Moreover, moving away from the low active risk setting, additional analysis emphasizes the benefits of incorporating active stock selection as the active risk constraint is relaxed. In essence, given the current composition of most equity benchmarks, a well-conceived systematic active strategy can achieve significant portfolio decarbonization with little sacrifice in terms of alpha exposure.9 All the more reason not to neglect alpha generation in decarbonizing allocations.

Conclusion

At certain points in time, the choice of decarbonization implementation within enhanced investment strategies has not materially detracted from financial outcomes. In fact, some approaches have episodically benefited from an incidental tailwind. The year 2022 has shown the risks of such indifference, however. The current environment has highlighted the need to understand the drivers of a strategy’s observed active performance. Approaches that employ more sophisticated portfolio construction rather than defaulting to blunt exclusions, in our view, can better control for unintended risk exposures resulting from carbon reduction. To durably generate active returns, strategies should also include a sophisticated stock selection component. 

Endnotes

  1. Such strategies are often promoted as Article 8 from a European Sustainable Finance Disclosure Regulation (SFDR) perspective.

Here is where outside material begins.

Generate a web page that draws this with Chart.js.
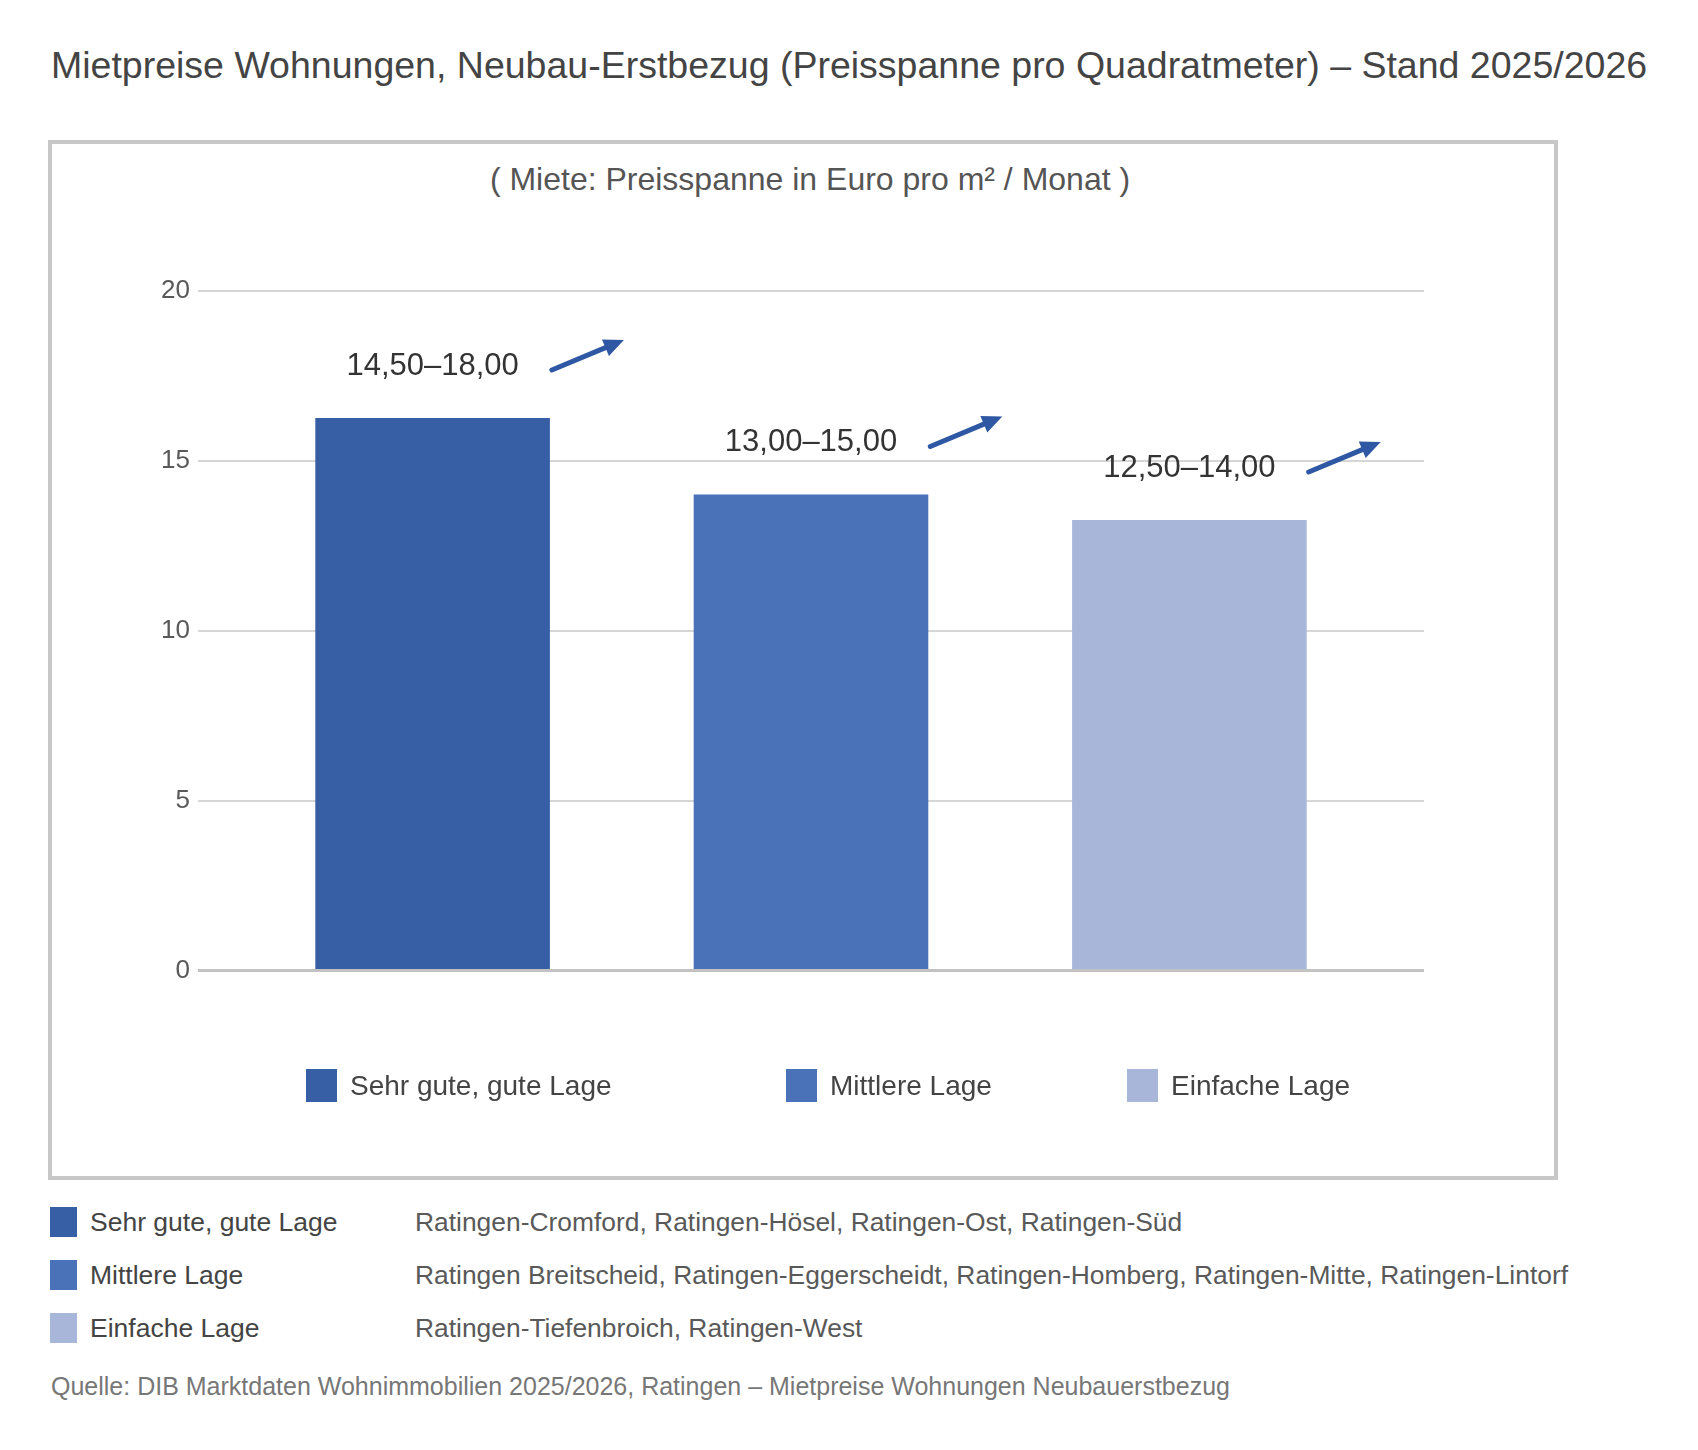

  2. This option applies to investors seeking to reduce overall portfolio exposure to carbon emissions, it may not be applicable for those with strict divestment policies.

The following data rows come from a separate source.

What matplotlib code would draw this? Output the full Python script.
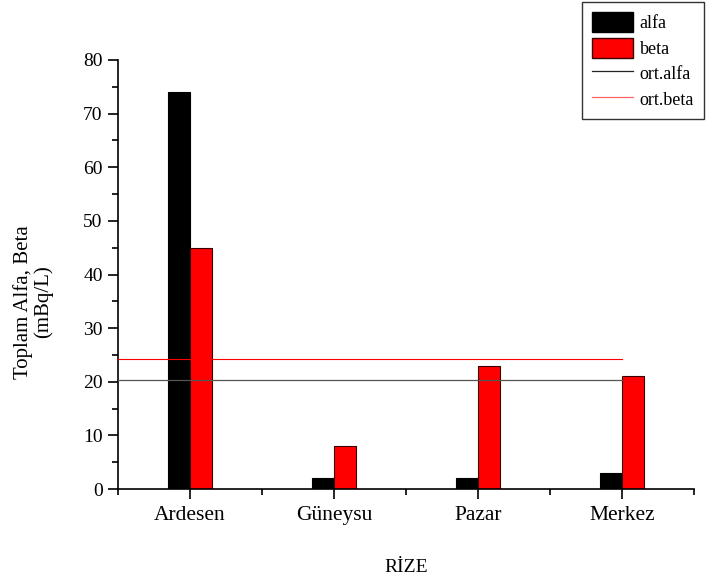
import matplotlib
matplotlib.use("Agg")
import matplotlib.pyplot as plt
from matplotlib.ticker import MultipleLocator, FixedLocator
from matplotlib.patches import Patch
from matplotlib.lines import Line2D
import numpy as np

plt.rcParams['font.family'] = ['Liberation Serif', 'DejaVu Serif']

locations = ["Ardesen", "Güneysu", "Pazar", "Merkez"]
alfa = [74, 2, 2, 3]
beta = [45, 8, 23, 21]
ort_alfa = np.mean(alfa)
ort_beta = np.mean(beta)

W, H = 708, 584
fig = plt.figure(figsize=(W / 100, H / 100), dpi=100)
ax = fig.add_axes([118 / W, 1 - 489 / H, (694 - 118) / W, (489 - 60) / H])

x = np.arange(len(locations))
bw = 0.15
ax.bar(x - bw / 2, alfa, width=bw, color="black", edgecolor="black", linewidth=0.8, zorder=2)
ax.bar(x + bw / 2, beta, width=bw, color="#ff0000", edgecolor="#3a0000", linewidth=0.8, zorder=2)

ax.plot([-0.5, x[-1]], [ort_alfa, ort_alfa], color="#555555", linewidth=0.9, zorder=3)
ax.plot([-0.5, x[-1]], [ort_beta, ort_beta], color="#ff0000", linewidth=0.8, zorder=3)

ax.set_xlim(-0.5, 3.5)
ax.set_ylim(0, 80)
for s in ("top", "right"):
    ax.spines[s].set_visible(False)
for s in ("left", "bottom"):
    ax.spines[s].set_linewidth(1.2)

ax.set_xticks(x)
ax.set_xticklabels(locations)
ax.xaxis.set_minor_locator(FixedLocator([-0.5, 0.5, 1.5, 2.5, 3.5]))
ax.yaxis.set_major_locator(MultipleLocator(10))
ax.yaxis.set_minor_locator(MultipleLocator(5))
ax.tick_params(axis="both", which="major", direction="out", length=7, width=1.2)
ax.tick_params(axis="both", which="minor", direction="out", length=4, width=1.2)
ax.tick_params(axis="x", which="major", pad=5, labelsize=15.5)
ax.tick_params(axis="y", which="major", pad=4, labelsize=14)

fig.text(33 / W, 1 - 302 / H, "Toplam Alfa, Beta\n(mBq/L)", rotation=90,
         ha="center", va="center", multialignment="center", fontsize=15,
         linespacing=1.05)
fig.text(406 / W, 1 - 568 / H, "RİZE", ha="center", va="center", fontsize=14)

handles = [
    Patch(facecolor="black", edgecolor="black", label="alfa"),
    Patch(facecolor="#ff0000", edgecolor="#3a0000", label="beta"),
    Line2D([], [], color="#222222", linewidth=0.9, label="ort.alfa"),
    Line2D([], [], color="#ff6666", linewidth=0.9, label="ort.beta"),
]
leg = fig.legend(handles=handles, loc="upper right", bbox_to_anchor=(704 / W, 1 - 2 / H),
                 fontsize=13, frameon=True, fancybox=False, edgecolor="black",
                 handlelength=2.3, handleheight=1.35, handletextpad=0.35,
                 labelspacing=0.3, borderpad=0.55, borderaxespad=0)
leg.get_frame().set_linewidth(1.0)

fig.savefig("out.png", dpi=100)
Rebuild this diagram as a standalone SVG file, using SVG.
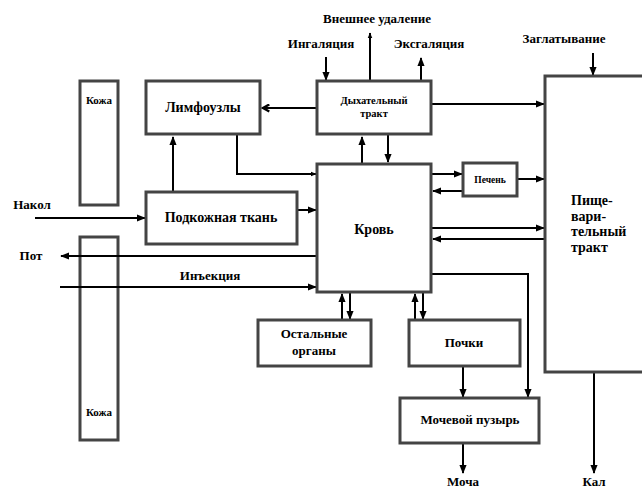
<svg xmlns="http://www.w3.org/2000/svg" width="642" height="488" viewBox="0 0 642 488">
<defs>
<marker id="ah" viewBox="0 0 10 10" refX="9" refY="5" markerWidth="4.5" markerHeight="4.5" orient="auto" markerUnits="strokeWidth"><path d="M0,1 L10,5 L0,9 z" fill="#000"/></marker>
<marker id="ahs" viewBox="0 0 10 10" refX="9" refY="5" markerWidth="3" markerHeight="3" orient="auto" markerUnits="strokeWidth"><path d="M0,1 L10,5 L0,9 z" fill="#000"/></marker>
<marker id="chev" viewBox="0 0 10 10" refX="8" refY="5" markerWidth="4.5" markerHeight="4.5" orient="auto" markerUnits="strokeWidth"><path d="M1,1 L8,5 L1,9" fill="none" stroke="#000" stroke-width="2.5"/></marker>
</defs>
<style>
.box{fill:#fff;stroke:#444;stroke-width:3}
.skin{fill:none;stroke:#444;stroke-width:3}
.t{font-family:"Liberation Serif",serif;font-weight:bold;fill:#000;text-anchor:middle}
.c{fill:none;stroke:#000;stroke-width:2}
.a{marker-end:url(#ah)}
</style>
<g id="skin-top"><rect class="skin" x="80" y="81" width="38" height="124"/><text class="t" x="99" y="104" font-size="11">Кожа</text></g>
<g id="skin-bottom"><rect class="skin" x="80" y="237" width="38" height="203"/><text class="t" x="99" y="416" font-size="11">Кожа</text></g>
<g id="connectors">
<path class="c" d="M317,108 H263" marker-end="url(#chev)"/>
<path class="c" d="M237,134 V174 H316" stroke-width="4" marker-end="url(#ahs)"/>
<path class="c a" d="M173,192 V137"/>
<path class="c a" d="M35,218 H145"/>
<path class="c a" d="M297,210 H316"/>
<path class="c a" d="M317,256 H61"/>
<path class="c a" d="M60,287 H316"/>
<path class="c a" d="M326,57 V80"/>
<path class="c" d="M370,81 V33" stroke-width="3" marker-end="url(#ahs)"/>
<path class="c a" d="M421,81 V58"/>
<path class="c a" d="M431,104 H544"/>
<path class="c a" d="M593,53 V75"/>
<path class="c a" d="M362,163 V137"/>
<path class="c a" d="M388,134 V162"/>
<path class="c a" d="M431,174 H462"/>
<path class="c a" d="M463,191 H433"/>
<path class="c a" d="M517,179 H544"/>
<path class="c a" d="M431,228 H544"/>
<path class="c a" d="M545,239 H433"/>
<path class="c a" d="M431,274 H528 V397"/>
<path class="c a" d="M342,320 V294"/>
<path class="c a" d="M350,292 V319"/>
<path class="c a" d="M415,320 V294"/>
<path class="c a" d="M423,292 V319"/>
<path class="c a" d="M463,366 V397"/>
<path class="c a" d="M463,443 V473"/>
<path class="c a" d="M594,372 V473"/>
</g>
<g id="lymph"><rect class="box" x="146" y="81" width="114" height="53"/><text class="t" x="203" y="112" font-size="14">Лимфоузлы</text></g>
<g id="resp"><rect class="box" x="317" y="81" width="114" height="53"/><text class="t" x="374" y="104" font-size="10.5">Дыхательный</text><text class="t" x="374" y="117" font-size="10.5">тракт</text></g>
<g id="subcut"><rect class="box" x="146" y="192" width="151" height="52"/><text class="t" x="221" y="222" font-size="14">Подкожная ткань</text></g>
<g id="blood"><rect class="box" x="317" y="164" width="114" height="128"/><text class="t" x="374" y="234" font-size="14">Кровь</text></g>
<g id="liver"><rect class="box" x="463" y="163" width="54" height="33"/><text class="t" x="490" y="183" font-size="9.5">Печень</text></g>
<g id="gi"><rect class="box" x="545" y="76" width="100" height="296"/><text class="t" font-size="14" style="text-anchor:start"><tspan x="571" y="205">Пище-</tspan><tspan x="571" y="221">вари-</tspan><tspan x="571" y="236">тельный</tspan><tspan x="571" y="252">тракт</tspan></text></g>
<g id="other"><rect class="box" x="258" y="320" width="113" height="46"/><text class="t" x="314" y="338" font-size="13">Остальные</text><text class="t" x="314" y="355" font-size="13">органы</text></g>
<g id="kidney"><rect class="box" x="409" y="320" width="111" height="46"/><text class="t" x="464" y="347" font-size="13">Почки</text></g>
<g id="bladder"><rect class="box" x="400" y="398" width="139" height="45"/><text class="t" x="470" y="424" font-size="13">Мочевой пузырь</text></g>
<g id="labels">
<text class="t" x="377" y="23" font-size="13">Внешнее удаление</text>
<text class="t" x="321" y="48" font-size="13">Ингаляция</text>
<text class="t" x="429" y="48" font-size="13">Эксгаляция</text>
<text class="t" x="564" y="43" font-size="13">Заглатывание</text>
<text class="t" x="32" y="209" font-size="13">Накол</text>
<text class="t" x="31" y="260" font-size="13">Пот</text>
<text class="t" x="210" y="280" font-size="13">Инъекция</text>
<text class="t" x="463" y="486" font-size="13">Моча</text>
<text class="t" x="594" y="486" font-size="13">Кал</text>
</g>
</svg>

  3. Portfolio construction techniques, including exclusions or carbon exposure constraints, are not the only tools that can be applied to low-carbon strategies. A holistic approach would also include the use of corporate engagement aimed to influence real-world change in carbon emissions. Please see Acadian, ESG Engagement: By the Numbers, 2022.
  4. The approach excludes companies from the benchmark that derive greater than 1% of their revenues from thermal coal mining, greater than 10% revenue from oil and gas-related activities, or greater than 50% of revenue from thermal coal, liquid fuel or natural gas-based power generation. In unreported results, we also applied the exclusion criteria within a risk-controlled optimization. This did not result in a reduction in active carbon exposure, because the optimization process minimized tracking error that resulted from the exclusions by bringing in high carbon intensity securities, such as those within materials and industrials.

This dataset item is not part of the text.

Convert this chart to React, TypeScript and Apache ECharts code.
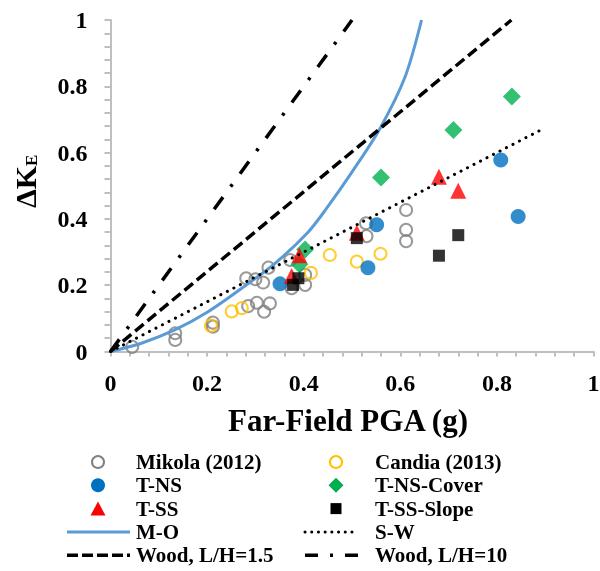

  5. Specifically, while minimizing active risk, we also apply active bounds of ±5% for country and sector exposures and ±2% for security exposure to align with the constraints implemented by the Paris Aligned Benchmark. 
  6. These results are available upon request.
  7. The Active Enhanced strategy exhibits an average annual turnover of 51.8% compared to less than 5% for the Rules Based and Carbon Constrained baselines. 
  8. See Acadian, ESG: The Imperative of a Systematic Approach, 2021
  9.  For example, in unreported results that are available upon request, we conduct a simulation exercise to evaluate the average ex ante active risk resulting from a range of carbon exposure reduction targets. We observe that average active risk only begins to rise beyond a 50% reduction in active carbon exposure.